Monday, August 29, 2011

Stock Market Regresses

The stock market is behaving increasingly like a petulant teenager. It's moody, impulsive, flighty, delirious one moment, and despondent the next. Since the financial crisis of 2008, individual investors have fled while professional traders increasingly dominate. Today, computerized trading is a larger part of the market than trading by sentient human beings. Computerized trading to a large degree involves following trends (the stock market term is "momentum trading"). Does that remind you of high school?

Investing on fundamentals seems to be done more outside the market than in it. Look Warren Buffet's big deals--in negotiated transactions, he bought a railroad, and special preferred stock from Goldman Sachs and Bank of America. He doesn't bet big money (that is, big money for him) trading stocks.
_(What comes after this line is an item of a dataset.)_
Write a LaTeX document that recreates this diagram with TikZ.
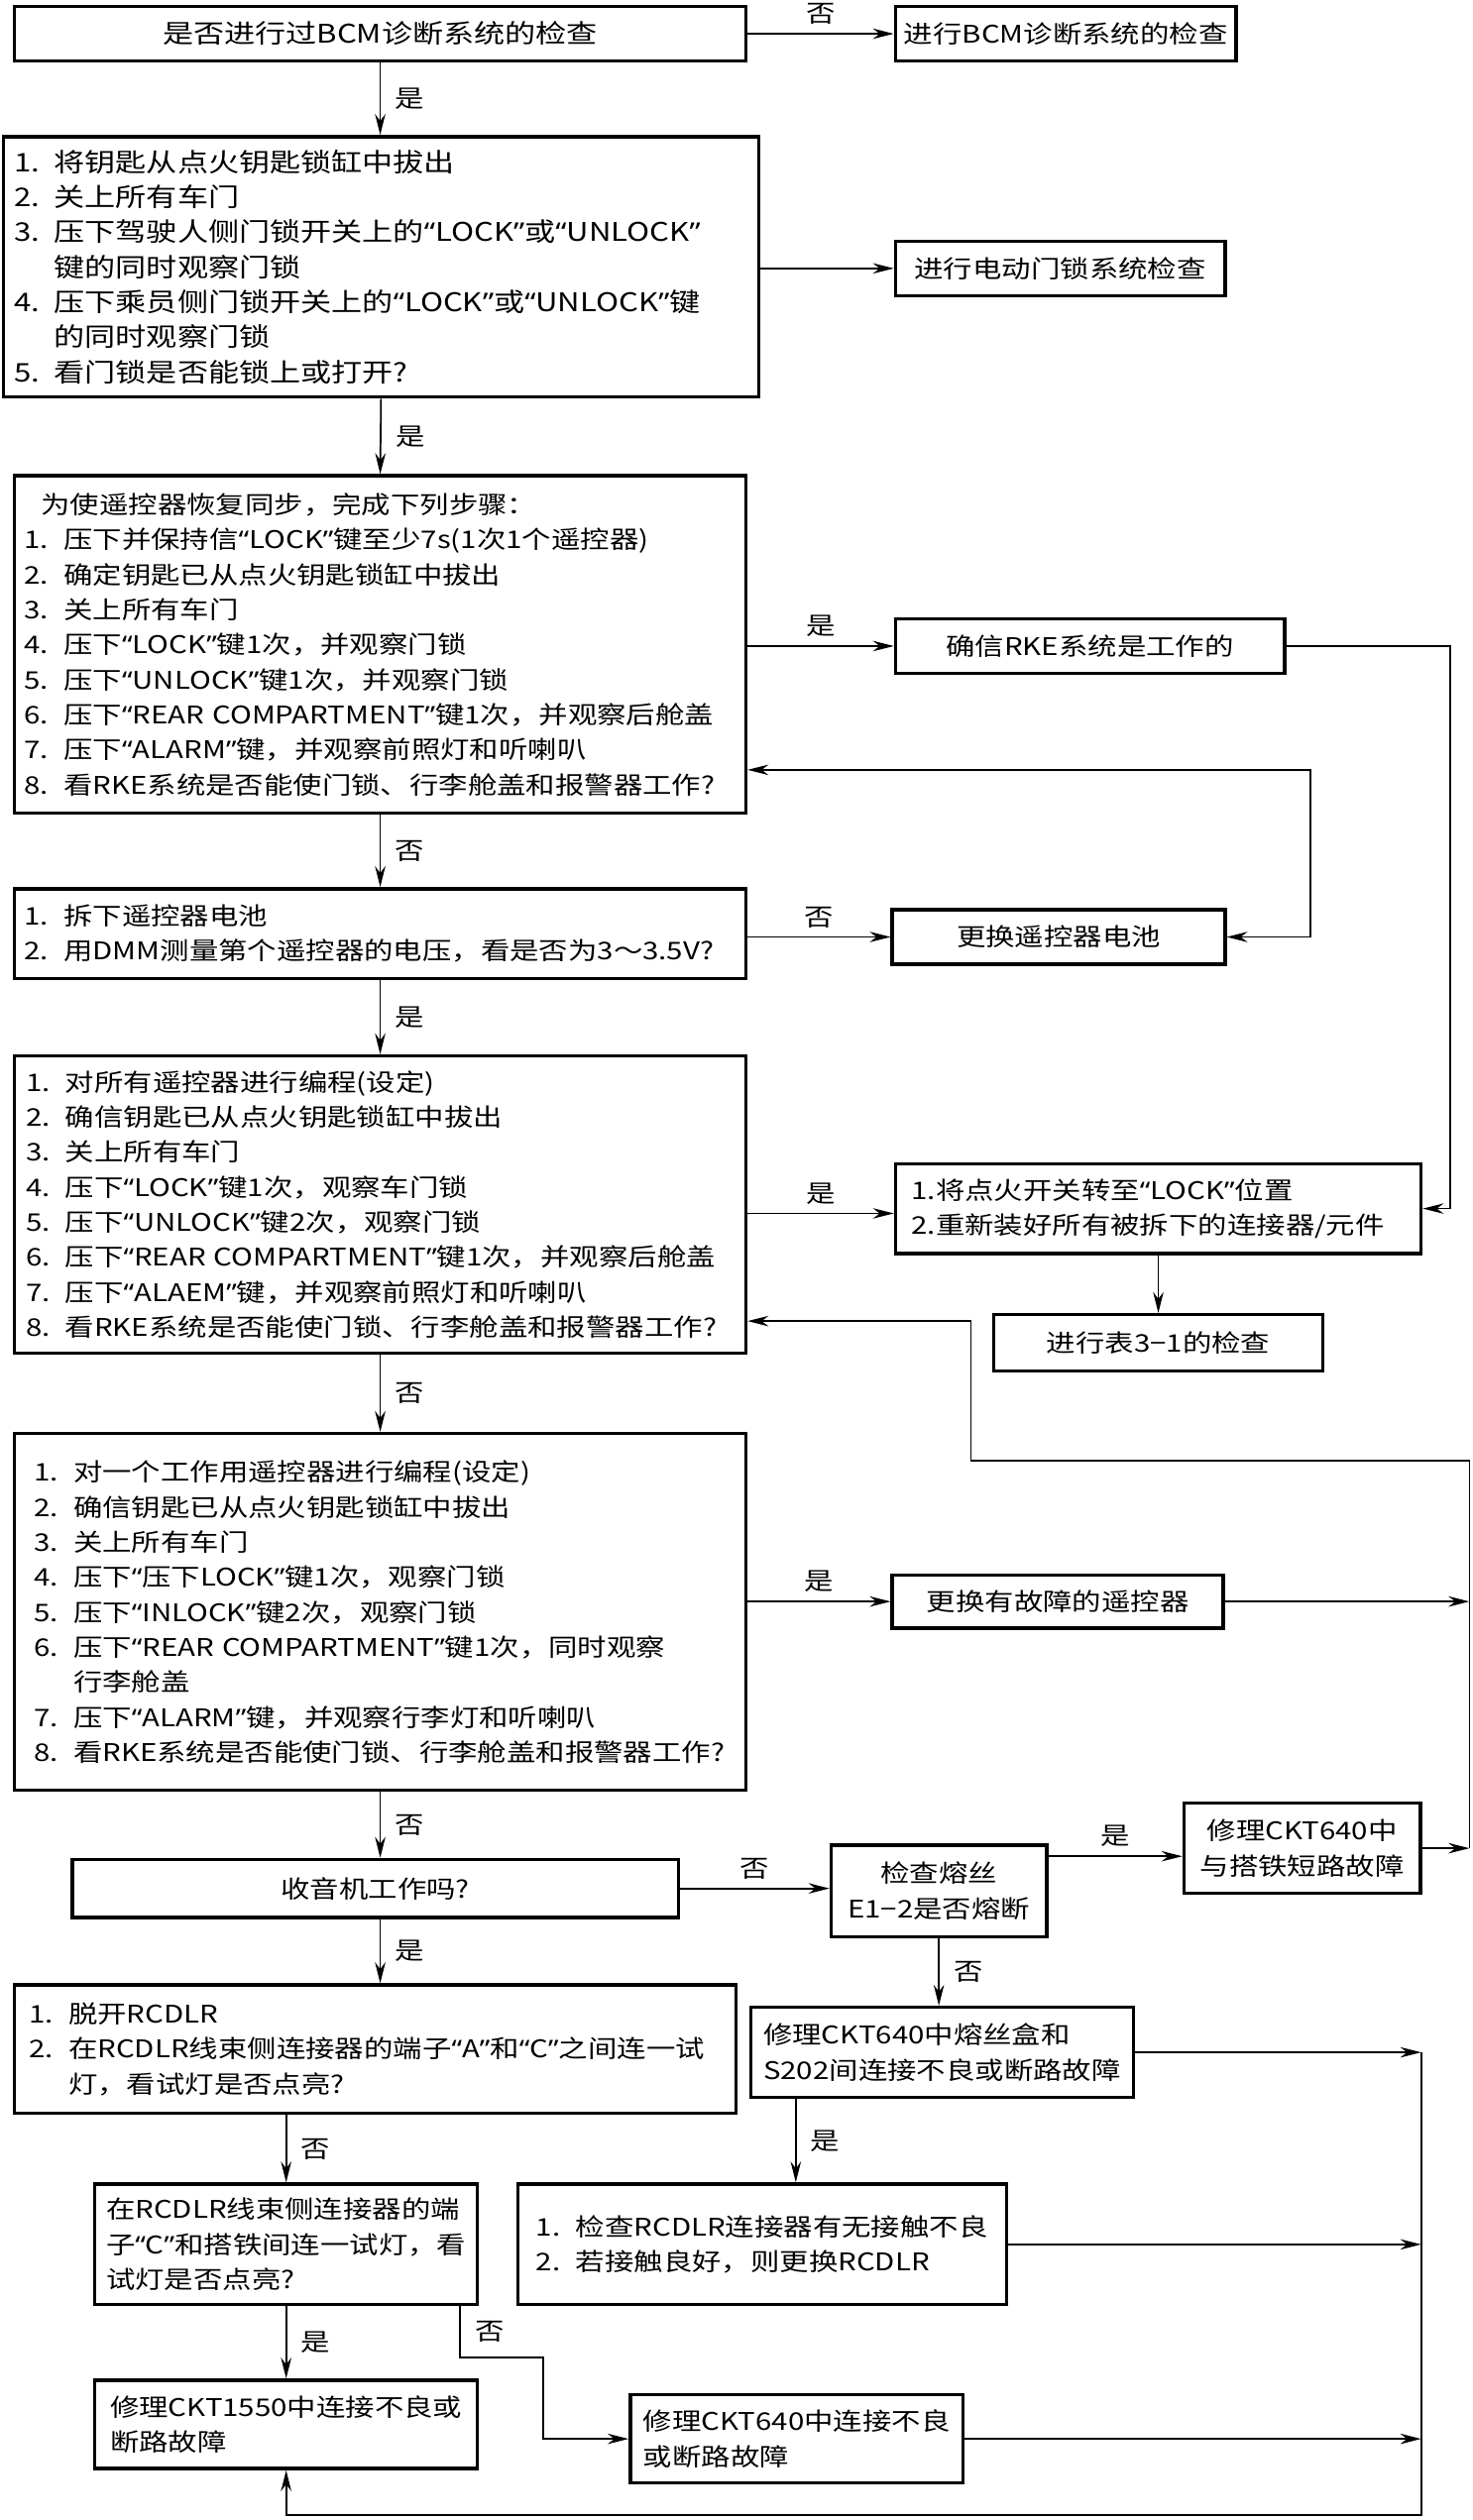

The stock market has become a playground for professional traders, who use it for short term speculation. In that way, it has regressed back to the 19th Century. When the robber barons held sway, savers didn't put their money into common stocks. They made deposits in bank accounts and bought bonds. Common stock was viewed as a vehicle for gambling. The few stocks that savers might buy were those with a solid history of paying dividends, and perhaps preferred stock, which had rights to dividends superior to common stock but no voting rights. Either way, a stock's ability to deliver cash in the form of dividends was crucial to its attractiveness to savers.

The state of affairs today is comparable, with so much cash flowing into banks that at least one is charging large depositors for the privilege of making deposits. The U.S. Treasury market is rallying from the flow of funds out of stocks and into safe havens, in spite of S&P's downgrade. There remains some investor interest in stocks that are proven dividend payers. Otherwise, the thrill of capital appreciation is increasingly left to the Wall Streeters who let their computers do the trading.

The Federal Reserve's relentless campaign to crush all interest rates attempts to coerce savers to put their money into riskier assets, in the belief that if savers lose their life savings to market volatility, the economy will somehow recover. But the Fed seems to be missing a basic point about investing. It's done when savers have confidence in the investment. When savers think the putative investment is a tractor trailer laden with bullswaggle, they won't send in a buy order. Making savers feel poorer by taking away their only safe sources of interest income will make them more insecure, spend less and swear off stocks. People who can stash some of their savings in secure, income generating vehicles are more likely to risk other savings in stocks. People who are repeatedly frustrated in their quest for a port in today's financial storms won't unfurl the sails and hope that the gale will somehow propel them to calmer waters.

The Fed seeks a wealth effect by using lower interest rates to support and bolster stock prices. The problem is that lower interest rates make savers feel less wealthy, especially retirees who count on their savings. Has the Fed netted out the discouragement to savers it imposes against the encouragement it gives to stockholders? Since many people are both savers and stockholders, they'll net out the impact, understanding that you can never recoup interest that didn't accrue during a time of low rates, but that stock gains may be ephemeral. Then they'll boost spending--or not.

With the advent of derivatives, computerized trading and no end of structured financial products that are too complex for battered investors to truly understand, it's easy to overlook the regressing of the financial markets. But with that in mind, is it any wonder individual stock market investors are becoming an endangered species?